Ahora los ángeles tocan una nota más alta, y se acercan aún más a la tierra. El Rey de reyes desciende sobre Su nube. Los cielos se mueven como un pergamino, y la tierra tiembla ante Él. Hace tiempo que cesaron las bromas burlonas y los labios mentirosos se callan en el silencio. Los únicos sonidos humanos son las voces que se elevan en oración o en llanto y desesperación. Los malvados claman por las rocas para enterrarlos. No pueden enfrentar a Aquel a quien han despreciado y rechazado. Cuán a menudo esa Voz (en el tono tierno y amoroso de un amigo, un hermano, un Redentor) les ha suplicado el arrepentimiento. Ahora se despiertan recuerdos dolorosos: las advertencias despreciadas, las invitaciones rechazadas, los privilegios despreciados.

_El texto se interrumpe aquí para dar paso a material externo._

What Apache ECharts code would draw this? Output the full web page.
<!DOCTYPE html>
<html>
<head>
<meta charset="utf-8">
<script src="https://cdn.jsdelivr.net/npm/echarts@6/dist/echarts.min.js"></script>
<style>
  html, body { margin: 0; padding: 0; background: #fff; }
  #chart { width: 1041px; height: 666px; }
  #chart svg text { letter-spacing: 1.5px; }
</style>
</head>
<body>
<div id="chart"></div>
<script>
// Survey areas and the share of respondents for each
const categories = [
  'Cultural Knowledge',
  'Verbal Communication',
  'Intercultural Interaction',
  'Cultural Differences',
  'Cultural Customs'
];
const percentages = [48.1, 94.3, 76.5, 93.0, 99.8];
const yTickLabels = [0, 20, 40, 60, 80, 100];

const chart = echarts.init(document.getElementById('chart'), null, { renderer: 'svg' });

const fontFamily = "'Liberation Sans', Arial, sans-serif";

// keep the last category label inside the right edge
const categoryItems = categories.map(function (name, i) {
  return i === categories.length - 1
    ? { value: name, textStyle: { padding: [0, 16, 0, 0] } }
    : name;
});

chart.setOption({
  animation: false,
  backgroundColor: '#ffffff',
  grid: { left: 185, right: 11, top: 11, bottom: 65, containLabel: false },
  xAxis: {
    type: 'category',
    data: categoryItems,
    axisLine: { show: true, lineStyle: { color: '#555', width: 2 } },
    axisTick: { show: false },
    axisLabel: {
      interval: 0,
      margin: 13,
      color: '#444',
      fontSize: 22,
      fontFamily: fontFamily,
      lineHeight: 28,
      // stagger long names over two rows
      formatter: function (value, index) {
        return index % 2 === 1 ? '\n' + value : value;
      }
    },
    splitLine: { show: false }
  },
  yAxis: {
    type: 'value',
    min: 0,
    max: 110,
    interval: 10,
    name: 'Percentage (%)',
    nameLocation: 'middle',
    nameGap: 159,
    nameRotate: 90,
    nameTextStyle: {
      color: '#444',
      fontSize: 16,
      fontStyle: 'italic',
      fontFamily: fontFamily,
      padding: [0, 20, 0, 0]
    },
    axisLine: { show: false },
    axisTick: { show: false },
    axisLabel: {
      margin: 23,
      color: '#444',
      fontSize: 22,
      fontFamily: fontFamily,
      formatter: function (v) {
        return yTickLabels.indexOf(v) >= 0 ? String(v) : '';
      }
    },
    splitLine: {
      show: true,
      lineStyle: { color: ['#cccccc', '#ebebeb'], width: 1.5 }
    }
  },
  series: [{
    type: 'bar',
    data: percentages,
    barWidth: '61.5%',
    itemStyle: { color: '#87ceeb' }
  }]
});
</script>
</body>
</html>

Aquellos que se burlaron de Cristo en Su humillación, y se burlaron de Su afirmación de ser el Hijo de Dios, ahora lo contemplan en Su gloria. El altivo Herodes que se burló de Su título real, los soldados burlones que lo coronaron con espinas, los hombres malvados que golpearon y escupieron al Príncipe de la vida, todos buscan huir de Su abrumadora gloria. Aquellos que clavaron los clavos en Sus manos y pies, que traspasaron Su costado, contemplan estas marcas con terror y remordimiento. Con estremecedor horror, sacerdotes y gobernantes recuerdan cómo se burlaban de Él diciendo: «¡A otros salvó, pero a sí mismo no puede salvarse!… Que descienda ahora de la cruz, y creeremos en él. Él confía en Dios. ¡Que Dios lo rescate ahora si lo quiere!»

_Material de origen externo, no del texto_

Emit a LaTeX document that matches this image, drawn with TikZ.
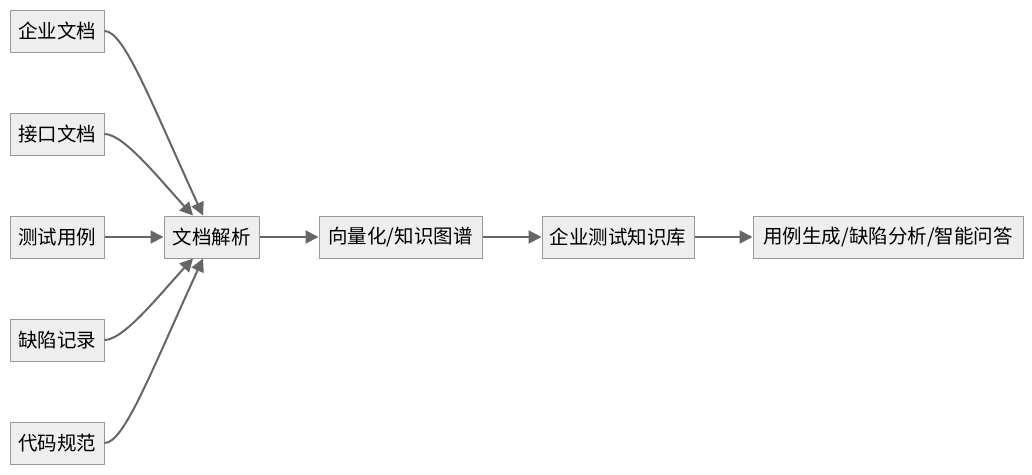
\documentclass[tikz,border=0pt]{standalone}
\usepackage{fontspec}
\setmainfont{Noto Sans CJK SC}
\usetikzlibrary{arrows.meta}
\definecolor{boxfill}{HTML}{EEEEEE}
\definecolor{boxline}{HTML}{999999}
\definecolor{flowline}{HTML}{666666}
\tikzstyle{box}=[draw=boxline,fill=boxfill,line width=1pt,minimum height=42pt,inner sep=0pt,font=\fontsize{19.5}{21}\selectfont]
\tikzstyle{flow}=[draw=flowline,line width=2pt,-{Triangle[length=13pt,width=13pt]}]

\begin{document}
\begin{tikzpicture}[x=1pt,y=-1pt]
\useasboundingbox (0,0) rectangle (1032,474);
% Sources
   \node[box,minimum width=94pt] (qywd) at (57,31) {企业文档};
   \node[box,minimum width=94pt] (jkwd) at (57,134) {接口文档};
   \node[box,minimum width=94pt] (csyl) at (57,237) {测试用例};
   \node[box,minimum width=94pt] (qxjl) at (57,340) {缺陷记录};
   \node[box,minimum width=94pt] (dmgf) at (57,443) {代码规范};

% Pipeline
   \node[box,minimum width=95pt] (wdjx) at (211.5,237) {文档解析};
   \node[box,minimum width=163pt] (xlh) at (400.5,237) {向量化/知识图谱};
   \node[box,minimum width=152pt] (zsk) at (618,237) {企业测试知识库};
   \node[box,minimum width=270pt] (yy) at (888,237) {用例生成/缺陷分析/智能问答};

\draw[flow] (qywd.east) .. controls (124,31) and (150,100) .. ([xshift=-8.5pt]wdjx.north);
   \draw[flow] (jkwd.east) .. controls (124,134) and (160,180) .. ([xshift=-18.5pt]wdjx.north);
   \draw[flow] (csyl) -- (wdjx);
   \draw[flow] (qxjl.east) .. controls (124,340) and (160,294) .. ([xshift=-18.5pt]wdjx.south);
   \draw[flow] (dmgf.east) .. controls (124,443) and (150,374) .. ([xshift=-8.5pt]wdjx.south);
\draw[flow] (wdjx) -- (xlh);
   \draw[flow] (xlh) -- (zsk);
   \draw[flow] (zsk) -- (yy);

\end{tikzpicture}
\end{document}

Los que querían destruir a Cristo y a su pueblo fiel ahora son testigos de la gloria que descansa sobre ellos. Consumidos por el terror, escuchan a los santos cantar con alegría: «¡Ciertamente éste es nuestro Dios! En él confiamos, y nos salvó» (Isaías 25:9).
Ahora, mientras la tierra se tambalea y los relámpagos destellan, la voz de Jesús llama a los santos que duermen. Mirando las tumbas de los justos muertos, levanta las manos al cielo y clama: «¡Despertad, despertad, despertad! ¡Los que dormís en el polvo, levantaos!» A lo largo y ancho de la tierra, los muertos oyen su voz. De la prisión de la muerte salen, revestidos de gloria inmortal, cantando: «¿Dónde está, oh muerte, tu victoria? ¿Dónde está, oh muerte, tu aguijón?» (1 Corintios 15:55).

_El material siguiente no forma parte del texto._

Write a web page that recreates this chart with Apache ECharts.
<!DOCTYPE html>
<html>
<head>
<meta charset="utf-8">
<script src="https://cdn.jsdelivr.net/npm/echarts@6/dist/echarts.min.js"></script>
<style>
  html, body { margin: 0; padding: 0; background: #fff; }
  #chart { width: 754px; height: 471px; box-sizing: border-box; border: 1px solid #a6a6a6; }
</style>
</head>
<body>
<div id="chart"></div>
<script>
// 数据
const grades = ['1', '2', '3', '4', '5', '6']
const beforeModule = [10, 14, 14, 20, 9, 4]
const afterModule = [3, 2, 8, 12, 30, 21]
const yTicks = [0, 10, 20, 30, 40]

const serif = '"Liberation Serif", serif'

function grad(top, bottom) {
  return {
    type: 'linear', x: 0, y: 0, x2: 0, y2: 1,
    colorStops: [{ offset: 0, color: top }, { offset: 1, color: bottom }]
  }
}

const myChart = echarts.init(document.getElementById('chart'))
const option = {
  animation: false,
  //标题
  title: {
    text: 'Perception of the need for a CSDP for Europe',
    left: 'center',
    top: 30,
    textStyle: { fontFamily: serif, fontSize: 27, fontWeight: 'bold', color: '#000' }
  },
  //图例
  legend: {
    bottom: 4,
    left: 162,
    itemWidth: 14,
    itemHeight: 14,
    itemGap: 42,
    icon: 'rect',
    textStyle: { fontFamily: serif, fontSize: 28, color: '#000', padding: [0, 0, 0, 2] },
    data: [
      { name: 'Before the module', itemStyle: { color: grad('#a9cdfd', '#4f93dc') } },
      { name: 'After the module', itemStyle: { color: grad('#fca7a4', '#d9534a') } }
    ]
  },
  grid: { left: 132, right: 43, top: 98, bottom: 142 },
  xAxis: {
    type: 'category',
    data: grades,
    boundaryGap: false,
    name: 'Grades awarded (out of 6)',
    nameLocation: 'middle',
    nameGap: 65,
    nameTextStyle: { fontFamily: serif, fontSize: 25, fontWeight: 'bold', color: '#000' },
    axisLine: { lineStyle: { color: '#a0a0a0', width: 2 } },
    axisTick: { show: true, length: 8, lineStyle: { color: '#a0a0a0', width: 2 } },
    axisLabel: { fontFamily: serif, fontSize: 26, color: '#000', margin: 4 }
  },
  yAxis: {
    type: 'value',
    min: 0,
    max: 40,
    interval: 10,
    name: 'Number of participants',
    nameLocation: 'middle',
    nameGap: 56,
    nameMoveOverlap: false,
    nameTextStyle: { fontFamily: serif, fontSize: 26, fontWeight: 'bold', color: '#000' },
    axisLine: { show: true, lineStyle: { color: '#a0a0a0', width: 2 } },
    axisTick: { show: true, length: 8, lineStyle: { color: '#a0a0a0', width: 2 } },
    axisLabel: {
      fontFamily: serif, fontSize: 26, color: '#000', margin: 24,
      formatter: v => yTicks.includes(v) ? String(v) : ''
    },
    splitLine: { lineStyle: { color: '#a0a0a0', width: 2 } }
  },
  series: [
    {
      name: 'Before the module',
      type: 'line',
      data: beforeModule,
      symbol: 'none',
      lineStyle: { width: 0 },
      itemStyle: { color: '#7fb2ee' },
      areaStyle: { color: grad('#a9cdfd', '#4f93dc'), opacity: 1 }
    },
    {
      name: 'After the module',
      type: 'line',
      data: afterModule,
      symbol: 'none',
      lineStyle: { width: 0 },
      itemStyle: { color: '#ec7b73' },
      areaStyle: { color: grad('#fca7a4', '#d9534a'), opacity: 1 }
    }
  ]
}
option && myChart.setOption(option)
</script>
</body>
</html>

Y los justos vivos se unen a los santos resucitados, mientras sus voces se unen en un largo y alegre grito de victoria. Los justos vivos son transformados «en un momento, en un abrir y cerrar de ojos», y los santos resucitados son arrebatados al encuentro del Señor en el aire. Los ángeles reúnen rápidamente a Sus elegidos de los cuatro vientos, de un extremo al otro de la tierra. Los santos ángeles llevan a los niños pequeños a los brazos de sus madres. Amigos separados durante mucho tiempo por la muerte se reencuentran y nunca más se separan. Y con cánticos de alegría, los justos comienzan a ascender a la Ciudad de Dios.
¡Oh, maravilloso momento de redención, del que se habló mucho, se esperó mucho, se contempló con ansiosa anticipación (pero nunca se entendió completamente)! ¡Por fin ha llegado! «Tenemos esta esperanza que arde en nuestros corazones: la esperanza en la venida del Señor. Tenemos esta fe que solo Cristo imparte, la fe en la promesa de Su Palabra. Creemos que ha llegado el momento en que las naciones lejanas y cercanas despertarán, gritarán, y cantarán: ¡Aleluya! ¡Cristo es Rey! Tenemos esta esperanza que arde en nuestros corazones: la esperanza en la venida de nuestro Señor».